===== Dataset rows =====
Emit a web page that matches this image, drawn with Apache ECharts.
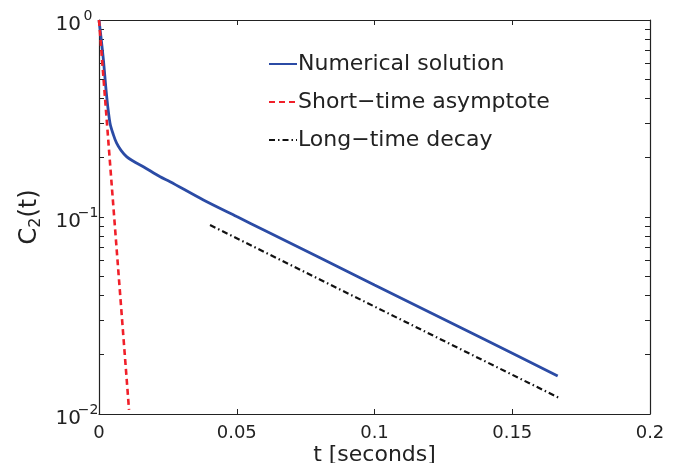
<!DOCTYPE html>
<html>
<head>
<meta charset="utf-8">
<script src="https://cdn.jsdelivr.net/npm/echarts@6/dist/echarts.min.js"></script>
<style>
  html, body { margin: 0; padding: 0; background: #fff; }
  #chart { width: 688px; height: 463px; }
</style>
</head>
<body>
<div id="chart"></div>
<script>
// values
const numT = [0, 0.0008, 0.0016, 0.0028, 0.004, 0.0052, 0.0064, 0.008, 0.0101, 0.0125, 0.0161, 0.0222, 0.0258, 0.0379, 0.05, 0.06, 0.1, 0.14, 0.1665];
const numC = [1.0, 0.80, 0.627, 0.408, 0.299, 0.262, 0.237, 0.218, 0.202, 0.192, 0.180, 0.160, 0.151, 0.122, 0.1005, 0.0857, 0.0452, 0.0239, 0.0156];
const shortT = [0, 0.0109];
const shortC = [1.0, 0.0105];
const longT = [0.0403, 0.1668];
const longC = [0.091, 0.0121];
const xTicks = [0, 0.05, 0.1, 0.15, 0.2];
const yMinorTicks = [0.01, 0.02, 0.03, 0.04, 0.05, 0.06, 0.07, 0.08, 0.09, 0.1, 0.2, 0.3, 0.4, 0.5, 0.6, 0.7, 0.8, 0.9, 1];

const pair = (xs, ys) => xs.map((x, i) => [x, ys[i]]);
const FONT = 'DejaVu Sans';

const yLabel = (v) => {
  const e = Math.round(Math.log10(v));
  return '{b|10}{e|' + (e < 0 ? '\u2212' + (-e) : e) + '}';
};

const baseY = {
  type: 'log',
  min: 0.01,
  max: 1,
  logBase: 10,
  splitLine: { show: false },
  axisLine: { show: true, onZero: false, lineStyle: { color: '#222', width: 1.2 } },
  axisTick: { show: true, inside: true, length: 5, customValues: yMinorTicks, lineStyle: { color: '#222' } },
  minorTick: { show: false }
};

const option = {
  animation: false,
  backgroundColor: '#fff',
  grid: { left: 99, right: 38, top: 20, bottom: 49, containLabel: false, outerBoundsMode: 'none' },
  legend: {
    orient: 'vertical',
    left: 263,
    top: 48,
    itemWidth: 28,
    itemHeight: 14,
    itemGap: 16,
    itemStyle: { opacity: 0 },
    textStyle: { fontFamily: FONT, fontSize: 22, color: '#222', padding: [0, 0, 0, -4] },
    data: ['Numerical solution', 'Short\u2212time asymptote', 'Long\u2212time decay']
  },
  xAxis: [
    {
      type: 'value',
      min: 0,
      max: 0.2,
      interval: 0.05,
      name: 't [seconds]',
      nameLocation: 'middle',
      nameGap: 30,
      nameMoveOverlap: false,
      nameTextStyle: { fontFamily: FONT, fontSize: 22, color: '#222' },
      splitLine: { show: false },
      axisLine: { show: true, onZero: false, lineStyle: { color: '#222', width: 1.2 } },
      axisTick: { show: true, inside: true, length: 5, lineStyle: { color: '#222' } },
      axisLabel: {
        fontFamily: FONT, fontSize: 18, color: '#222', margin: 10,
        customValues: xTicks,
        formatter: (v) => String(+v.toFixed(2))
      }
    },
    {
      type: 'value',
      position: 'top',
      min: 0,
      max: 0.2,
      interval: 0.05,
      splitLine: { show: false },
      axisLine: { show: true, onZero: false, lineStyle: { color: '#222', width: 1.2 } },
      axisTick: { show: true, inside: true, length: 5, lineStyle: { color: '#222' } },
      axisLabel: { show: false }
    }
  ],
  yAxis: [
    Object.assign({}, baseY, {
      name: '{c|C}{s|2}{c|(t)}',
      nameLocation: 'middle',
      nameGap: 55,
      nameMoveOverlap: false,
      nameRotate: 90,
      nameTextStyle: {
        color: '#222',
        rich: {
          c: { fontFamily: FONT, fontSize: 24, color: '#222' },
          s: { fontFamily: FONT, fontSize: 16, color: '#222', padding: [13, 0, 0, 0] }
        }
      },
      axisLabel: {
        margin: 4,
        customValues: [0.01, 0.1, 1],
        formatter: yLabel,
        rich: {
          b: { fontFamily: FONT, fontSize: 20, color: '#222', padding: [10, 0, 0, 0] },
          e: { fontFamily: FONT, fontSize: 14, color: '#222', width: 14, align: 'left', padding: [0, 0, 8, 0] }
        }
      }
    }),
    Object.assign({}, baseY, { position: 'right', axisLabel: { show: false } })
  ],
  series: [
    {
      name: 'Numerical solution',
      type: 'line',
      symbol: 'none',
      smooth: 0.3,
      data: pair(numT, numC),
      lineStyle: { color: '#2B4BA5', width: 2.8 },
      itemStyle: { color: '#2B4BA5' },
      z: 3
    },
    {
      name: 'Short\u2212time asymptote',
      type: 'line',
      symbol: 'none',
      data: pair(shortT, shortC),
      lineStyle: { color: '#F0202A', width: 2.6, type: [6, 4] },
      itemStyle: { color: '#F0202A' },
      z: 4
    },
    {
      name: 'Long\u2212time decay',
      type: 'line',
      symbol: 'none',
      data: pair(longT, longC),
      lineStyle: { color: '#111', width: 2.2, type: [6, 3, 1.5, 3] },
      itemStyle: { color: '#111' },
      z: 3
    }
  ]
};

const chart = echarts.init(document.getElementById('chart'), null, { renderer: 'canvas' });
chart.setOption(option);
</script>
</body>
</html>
=====
===== Dataset rows =====
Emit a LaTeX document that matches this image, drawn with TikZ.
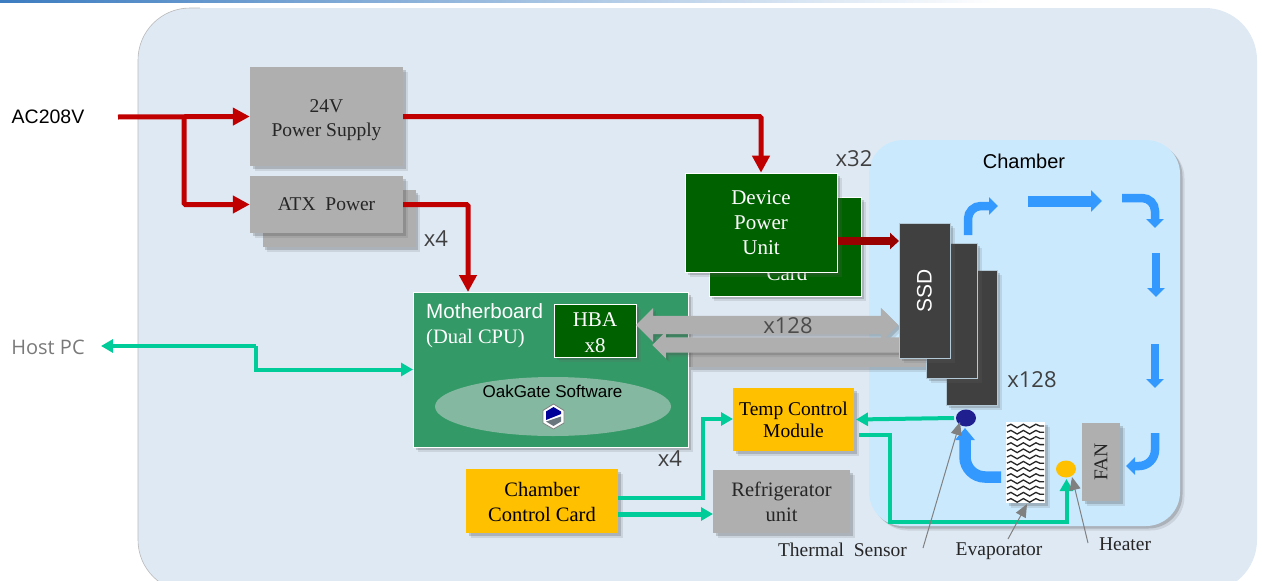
=====
===== Dataset rows =====
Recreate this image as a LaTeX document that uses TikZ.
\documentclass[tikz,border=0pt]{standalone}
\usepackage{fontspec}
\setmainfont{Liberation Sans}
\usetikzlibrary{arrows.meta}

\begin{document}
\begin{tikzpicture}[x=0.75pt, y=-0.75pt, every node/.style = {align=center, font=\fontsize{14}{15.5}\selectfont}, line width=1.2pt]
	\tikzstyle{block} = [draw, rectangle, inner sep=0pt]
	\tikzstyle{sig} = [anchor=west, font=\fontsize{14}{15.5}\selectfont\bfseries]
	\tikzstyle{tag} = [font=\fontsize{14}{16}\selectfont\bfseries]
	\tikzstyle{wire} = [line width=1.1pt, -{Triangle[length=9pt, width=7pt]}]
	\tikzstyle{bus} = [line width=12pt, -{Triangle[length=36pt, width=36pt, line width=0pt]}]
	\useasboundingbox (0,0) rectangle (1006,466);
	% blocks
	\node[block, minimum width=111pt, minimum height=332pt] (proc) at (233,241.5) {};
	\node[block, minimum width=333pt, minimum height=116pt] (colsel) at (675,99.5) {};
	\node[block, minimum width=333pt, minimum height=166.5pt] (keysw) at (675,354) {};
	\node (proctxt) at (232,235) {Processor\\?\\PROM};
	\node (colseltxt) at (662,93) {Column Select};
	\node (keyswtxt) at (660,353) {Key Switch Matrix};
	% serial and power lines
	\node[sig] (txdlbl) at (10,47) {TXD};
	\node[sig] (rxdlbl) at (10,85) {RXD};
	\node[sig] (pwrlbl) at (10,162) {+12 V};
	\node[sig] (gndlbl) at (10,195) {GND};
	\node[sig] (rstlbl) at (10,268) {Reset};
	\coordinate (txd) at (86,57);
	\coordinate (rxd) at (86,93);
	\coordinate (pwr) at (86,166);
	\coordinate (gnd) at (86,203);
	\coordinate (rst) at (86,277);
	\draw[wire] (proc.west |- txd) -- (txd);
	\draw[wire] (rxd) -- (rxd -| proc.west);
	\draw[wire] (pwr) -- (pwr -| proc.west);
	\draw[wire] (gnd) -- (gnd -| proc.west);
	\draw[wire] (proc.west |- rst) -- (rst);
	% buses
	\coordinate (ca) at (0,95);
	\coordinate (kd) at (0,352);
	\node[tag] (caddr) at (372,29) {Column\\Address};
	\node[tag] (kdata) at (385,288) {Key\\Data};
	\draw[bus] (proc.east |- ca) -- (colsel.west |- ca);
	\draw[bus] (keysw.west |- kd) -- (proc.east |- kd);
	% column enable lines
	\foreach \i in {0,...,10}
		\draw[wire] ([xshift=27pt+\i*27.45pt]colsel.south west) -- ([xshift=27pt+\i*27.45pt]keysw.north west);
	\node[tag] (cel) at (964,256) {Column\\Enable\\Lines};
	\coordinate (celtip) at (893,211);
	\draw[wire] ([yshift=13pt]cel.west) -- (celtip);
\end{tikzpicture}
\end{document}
=====
* _Instructions for the task_
Reproduce each line of the entries in which the word "that" is found.

* _Solved exercise_
Emit a web page that matches this image, drawn with Apache ECharts.
Emit a LaTeX document that matches this image, drawn with TikZ.
Recreate this image as a LaTeX document that uses TikZ.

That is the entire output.